AVL Efficiency Diesel Engine - IC Engine Design
AVL Efficiency Diesel Engine
The Efficiency Engine –
Cost-effective Alternative to Downsizing
AVL has developed the so-called efficiency engine as an alternative to the familiar option of downsizing diesel engines. Because of the engine's moderate power density, its peak pressure requirements are lower in some areas than those of turbocharged gasoline engines. Consequently, its mechanical friction and fuel consumption can be significantly reduced, as the comparison with a conventional and a downsized diesel engine demonstrates.
The lower gas forces allow a reduction of piston pin diameter from 26 to 20 mm.

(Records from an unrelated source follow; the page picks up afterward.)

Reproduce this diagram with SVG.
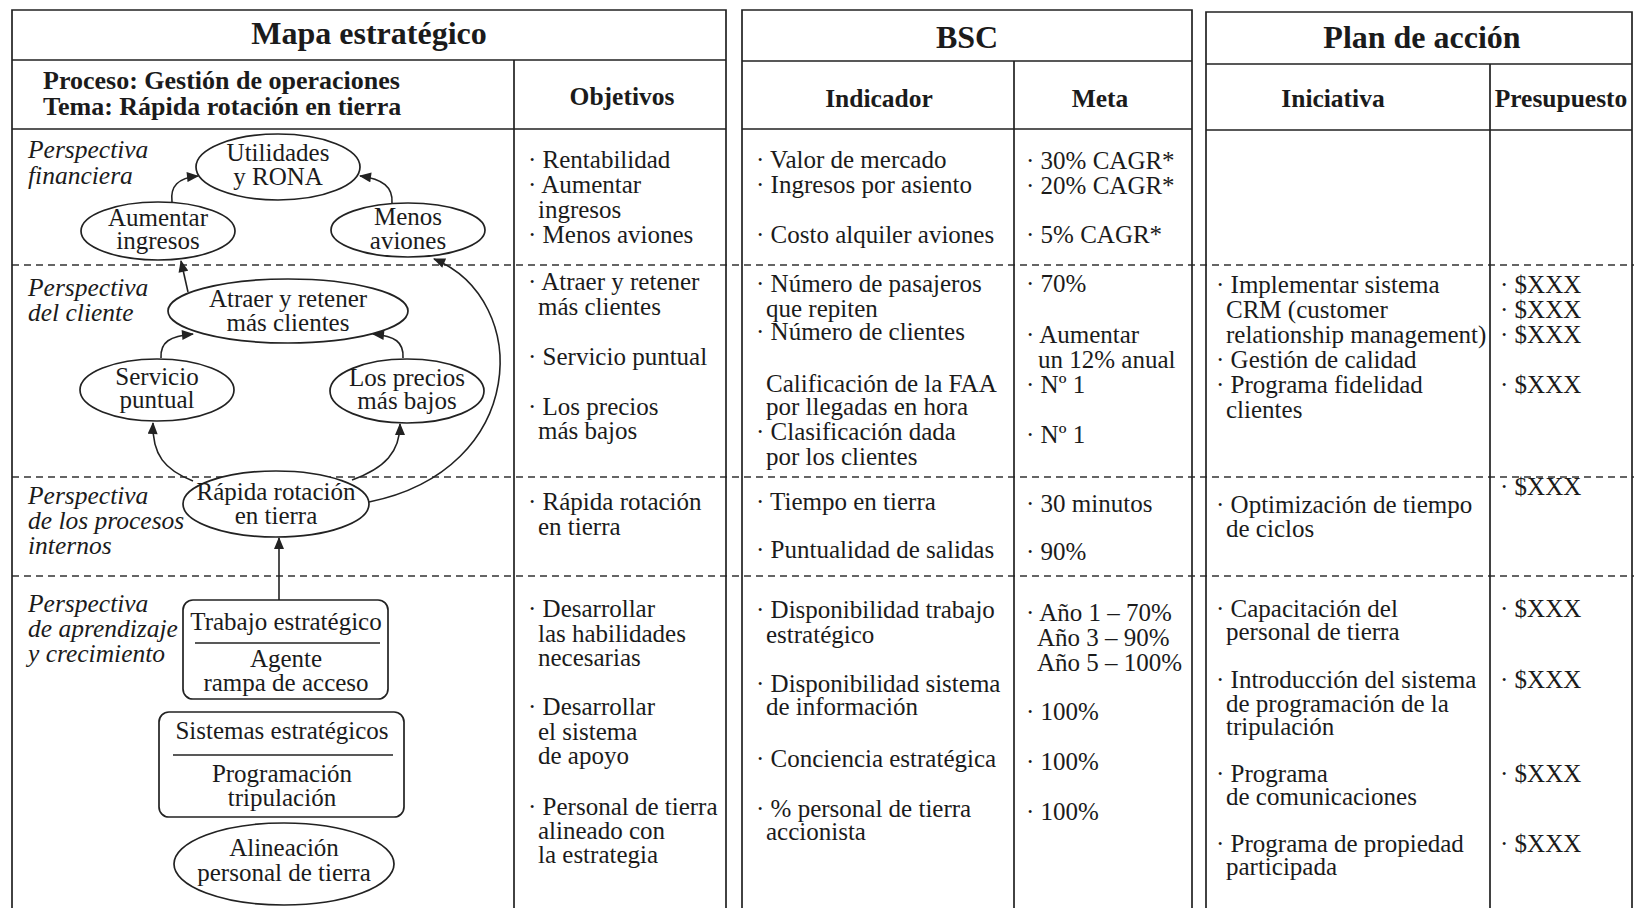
<svg xmlns="http://www.w3.org/2000/svg" width="1634" height="908" viewBox="0 0 1634 908">
<style>
.t{font-family:"Liberation Serif","Times New Roman",serif;font-size:25px;fill:#1b1b1b}
.c{text-anchor:middle}
.b{font-weight:bold;font-size:25.5px}
.hb{font-weight:bold;font-size:26px}
.ti{font-weight:bold;font-size:32px;text-anchor:middle}
.i{font-style:italic;font-size:25.5px}
.ln{stroke:#222;stroke-width:1.7;fill:none}
.dash{stroke:#333;stroke-width:1.4;stroke-dasharray:7 5;fill:none}
.node{fill:#fff;stroke:#222;stroke-width:1.7}
.sep{stroke:#222;stroke-width:1.5}
.conn{fill:none;stroke:#222;stroke-width:1.6;marker-end:url(#ah)}
</style>
<defs>
<marker id="ah" viewBox="0 0 12 10" refX="11" refY="5" markerWidth="13" markerHeight="10" markerUnits="userSpaceOnUse" orient="auto">
<path d="M0,0 L12,5 L0,10 Z" fill="#222"/>
</marker>
</defs>
<rect width="1634" height="908" fill="#fff"/>

<g id="grid">
<path class="dash" d="M12,265 H1634 M12,477 H1634 M12,576 H1634"/>
<path class="ln" d="M12,908 V10 H726 V908 M12,60 H726 M12,129 H726 M514,60 V908"/>
<path class="ln" d="M742,908 V10 H1192 V908 M742,61 H1192 M742,129 H1192 M1014,61 V908"/>
<path class="ln" d="M1206,908 V12 H1632 V908 M1206,64 H1632 M1206,130 H1632 M1490,64 V908"/>
</g>

<g id="headers">
<text class="t ti" x="369" y="44">Mapa estratégico</text>
<text class="t ti" x="967" y="48">BSC</text>
<text class="t ti" x="1422" y="48">Plan de acción</text>
<text class="t hb" x="43" y="89">Proceso: Gestión de operaciones</text>
<text class="t hb" x="43" y="115">Tema: Rápida rotación en tierra</text>
<text class="t b c" x="622" y="105">Objetivos</text>
<text class="t b c" x="879" y="107">Indicador</text>
<text class="t b c" x="1100" y="107">Meta</text>
<text class="t b c" x="1333" y="107">Iniciativa</text>
<text class="t b c" x="1561" y="107">Presupuesto</text>
</g>

<g id="perspectives">
<text class="t i" x="28" y="158">Perspectiva</text>
<text class="t i" x="28" y="184">financiera</text>
<text class="t i" x="28" y="296">Perspectiva</text>
<text class="t i" x="28" y="321">del cliente</text>
<text class="t i" x="28" y="504">Perspectiva</text>
<text class="t i" x="28" y="529">de los procesos</text>
<text class="t i" x="28" y="554">internos</text>
<text class="t i" x="28" y="612">Perspectiva</text>
<text class="t i" x="28" y="637">de aprendizaje</text>
<text class="t i" x="28" y="662">y crecimiento</text>
</g>

<g id="connectors">
<path class="conn" d="M172,202 C170,186 178,178 198,176"/>
<path class="conn" d="M392,203 C393,187 383,179 360,176"/>
<path class="conn" d="M188,292 L181,261"/>
<path class="conn" d="M161,358 C160,342 170,336 193,334"/>
<path class="conn" d="M403,358 C404,342 395,336 373,334"/>
<path class="conn" d="M193,481 C165,470 152,455 153,423"/>
<path class="conn" d="M352,480 C385,468 400,452 400,424"/>
<path class="conn" d="M369,502 C528,470 533,300 434,259"/>
<path class="conn" d="M279,600 L279,538"/>
</g>

<g id="n-utilidades">
<ellipse class="node" cx="278" cy="167" rx="82" ry="33"/>
<text class="t c" x="278" y="161">Utilidades</text>
<text class="t c" x="278" y="185">y RONA</text>
</g>
<g id="n-aumentar">
<ellipse class="node" cx="158" cy="231" rx="77" ry="29"/>
<text class="t c" x="158" y="226">Aumentar</text>
<text class="t c" x="158" y="249">ingresos</text>
</g>
<g id="n-menos">
<ellipse class="node" cx="408" cy="230" rx="77" ry="27"/>
<text class="t c" x="408" y="225">Menos</text>
<text class="t c" x="408" y="249">aviones</text>
</g>
<g id="n-atraer">
<ellipse class="node" cx="288" cy="311" rx="120" ry="32"/>
<text class="t c" x="288" y="307">Atraer y retener</text>
<text class="t c" x="288" y="331">más clientes</text>
</g>
<g id="n-servicio">
<ellipse class="node" cx="157" cy="390" rx="77" ry="31"/>
<text class="t c" x="157" y="385">Servicio</text>
<text class="t c" x="157" y="408">puntual</text>
</g>
<g id="n-precios">
<ellipse class="node" cx="407" cy="391" rx="77" ry="32"/>
<text class="t c" x="407" y="386">Los precios</text>
<text class="t c" x="407" y="409">más bajos</text>
</g>
<g id="n-rapida">
<ellipse class="node" cx="276" cy="504" rx="93" ry="33"/>
<text class="t c" x="276" y="500">Rápida rotación</text>
<text class="t c" x="276" y="524">en tierra</text>
</g>
<g id="n-trabajo">
<rect class="node" x="183" y="600" width="205" height="99" rx="10"/>
<text class="t c" x="286" y="630">Trabajo estratégico</text>
<line class="sep" x1="195" y1="643" x2="380" y2="643"/>
<text class="t c" x="286" y="667">Agente</text>
<text class="t c" x="286" y="691">rampa de acceso</text>
</g>
<g id="n-sistemas">
<rect class="node" x="159" y="712" width="245" height="105" rx="10"/>
<text class="t c" x="282" y="739">Sistemas estratégicos</text>
<line class="sep" x1="173" y1="755" x2="393" y2="755"/>
<text class="t c" x="282" y="782">Programación</text>
<text class="t c" x="282" y="806">tripulación</text>
</g>
<g id="n-alineacion">
<ellipse class="node" cx="284" cy="864" rx="110" ry="41"/>
<text class="t c" x="284" y="856">Alineación</text>
<text class="t c" x="284" y="881">personal de tierra</text>
</g>

<g id="col-objetivos">
<text class="t" x="528" y="168">· Rentabilidad</text>
<text class="t" x="528" y="193">· Aumentar</text>
<text class="t" x="538" y="218">ingresos</text>
<text class="t" x="528" y="243">· Menos aviones</text>
<text class="t" x="528" y="290">· Atraer y retener</text>
<text class="t" x="538" y="315">más clientes</text>
<text class="t" x="528" y="365">· Servicio puntual</text>
<text class="t" x="528" y="415">· Los precios</text>
<text class="t" x="538" y="439">más bajos</text>
<text class="t" x="528" y="510">· Rápida rotación</text>
<text class="t" x="538" y="535">en tierra</text>
<text class="t" x="528" y="617">· Desarrollar</text>
<text class="t" x="538" y="642">las habilidades</text>
<text class="t" x="538" y="666">necesarias</text>
<text class="t" x="528" y="715">· Desarrollar</text>
<text class="t" x="538" y="740">el sistema</text>
<text class="t" x="538" y="764">de apoyo</text>
<text class="t" x="528" y="815">· Personal de tierra</text>
<text class="t" x="538" y="839">alineado con</text>
<text class="t" x="538" y="863">la estrategia</text>
</g>

<g id="col-indicador">
<text class="t" x="756" y="168">· Valor de mercado</text>
<text class="t" x="756" y="193">· Ingresos por asiento</text>
<text class="t" x="756" y="243">· Costo alquiler aviones</text>
<text class="t" x="756" y="292">· Número de pasajeros</text>
<text class="t" x="766" y="317">que repiten</text>
<text class="t" x="756" y="340">· Número de clientes</text>
<text class="t" x="766" y="392">Calificación de la FAA</text>
<text class="t" x="766" y="415">por llegadas en hora</text>
<text class="t" x="756" y="440">· Clasificación dada</text>
<text class="t" x="766" y="465">por los clientes</text>
<text class="t" x="756" y="510">· Tiempo en tierra</text>
<text class="t" x="756" y="558">· Puntualidad de salidas</text>
<text class="t" x="756" y="618">· Disponibilidad trabajo</text>
<text class="t" x="766" y="643">estratégico</text>
<text class="t" x="756" y="692">· Disponibilidad sistema</text>
<text class="t" x="766" y="715">de información</text>
<text class="t" x="756" y="767">· Conciencia estratégica</text>
<text class="t" x="756" y="817">· % personal de tierra</text>
<text class="t" x="766" y="840">accionista</text>
</g>

<g id="col-meta">
<text class="t" x="1026" y="169">· 30% CAGR*</text>
<text class="t" x="1026" y="194">· 20% CAGR*</text>
<text class="t" x="1026" y="243">· 5% CAGR*</text>
<text class="t" x="1026" y="292">· 70%</text>
<text class="t" x="1026" y="343">· Aumentar</text>
<text class="t" x="1038" y="368">un 12% anual</text>
<text class="t" x="1026" y="393">· Nº 1</text>
<text class="t" x="1026" y="443">· Nº 1</text>
<text class="t" x="1026" y="512">· 30 minutos</text>
<text class="t" x="1026" y="560">· 90%</text>
<text class="t" x="1026" y="621">· Año 1 – 70%</text>
<text class="t" x="1037" y="646">Año 3 – 90%</text>
<text class="t" x="1037" y="671">Año 5 – 100%</text>
<text class="t" x="1026" y="720">· 100%</text>
<text class="t" x="1026" y="770">· 100%</text>
<text class="t" x="1026" y="820">· 100%</text>
</g>

<g id="col-iniciativa">
<text class="t" x="1216" y="293">· Implementar sistema</text>
<text class="t" x="1226" y="318">CRM (customer</text>
<text class="t" x="1226" y="343">relationship management)</text>
<text class="t" x="1216" y="368">· Gestión de calidad</text>
<text class="t" x="1216" y="393">· Programa fidelidad</text>
<text class="t" x="1226" y="418">clientes</text>
<text class="t" x="1216" y="513">· Optimización de tiempo</text>
<text class="t" x="1226" y="537">de ciclos</text>
<text class="t" x="1216" y="617">· Capacitación del</text>
<text class="t" x="1226" y="640">personal de tierra</text>
<text class="t" x="1216" y="688">· Introducción del sistema</text>
<text class="t" x="1226" y="712">de programación de la</text>
<text class="t" x="1226" y="735">tripulación</text>
<text class="t" x="1216" y="782">· Programa</text>
<text class="t" x="1226" y="805">de comunicaciones</text>
<text class="t" x="1216" y="852">· Programa de propiedad</text>
<text class="t" x="1226" y="875">participada</text>
</g>

<g id="col-presupuesto">
<text class="t" x="1500" y="293">· $XXX</text>
<text class="t" x="1500" y="318">· $XXX</text>
<text class="t" x="1500" y="343">· $XXX</text>
<text class="t" x="1500" y="393">· $XXX</text>
<text class="t" x="1500" y="495">· $XXX</text>
<text class="t" x="1500" y="617">· $XXX</text>
<text class="t" x="1500" y="688">· $XXX</text>
<text class="t" x="1500" y="782">· $XXX</text>
<text class="t" x="1500" y="852">· $XXX</text>
</g>
</svg>
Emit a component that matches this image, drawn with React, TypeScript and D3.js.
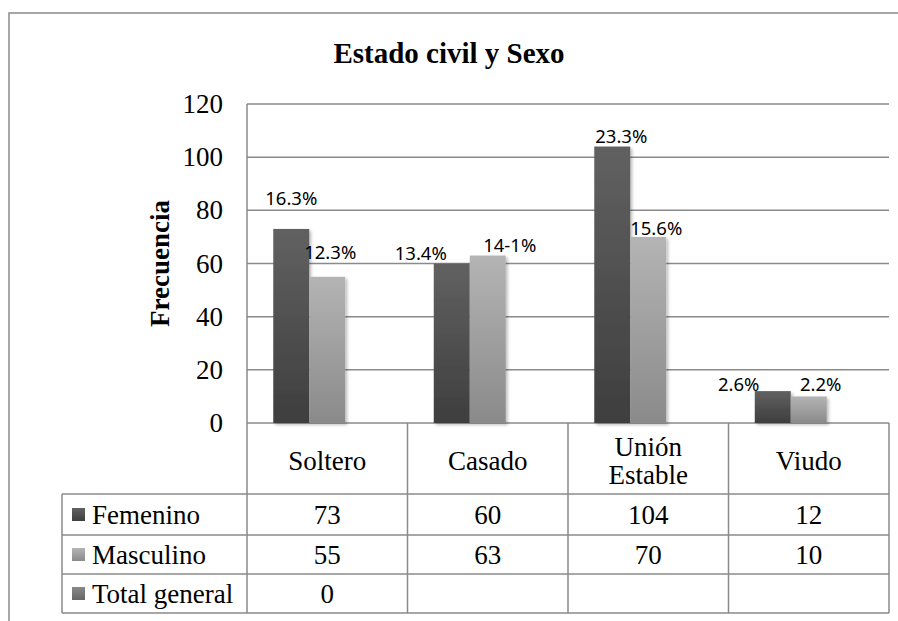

A reduction in wall thickness below the combustion bowl and the elimination of the piston cooling gallery due to the moderate specific power together permit a reduction in piston compression height to only 48% of the cylinder bore without requiring bearing bushes in the piston.
- Piston Rings:
The lower gas forces also allow a reduction in ring widths and tensions to a level more familiar from gasoline engines with corresponding reduction of friction.
- Connecting Rod:
The small end is redesigned to the reduced pin diameter and the shank cross-section adapted to the lower gas load. The big end is also reduced to suit the optimized crankpin diameter. The lower piston height allows an increase in con rod length of 5.25mm which gives and additional friction benefit due to the reduction of side forces at the piston-line interface. Nevertheless the weight of the con rod assembly was reduced by nearly 25%. The application of cost-intensive sputter bearings at the big end could be avoided.
Here the focus is on minimization of diameters of the main and crankpin bearings. In the first step, parameter variation was performed using FEM-Analysis of a single crankweb, based on a metric of bending deflection under gas load. The new layout was compared to a wide range of proven designs based on this metric. The resulting layout was then validated using the full 3D Multi-Body-Simulation and Finite Element capabilities of AVL-Excite, including Elasto-Hydrodynamic simulation of the bearings. It is noted that the crankshaft design is here limited by its stiffness – and hence the edge-loading of the main bearings. Including the proportional reduction of the counterweights, an overall saving in crank train mass of around 10% was achieved.
- Oil pump:
Adaption of oil pump size to reduced flow requirements of optimized crank train.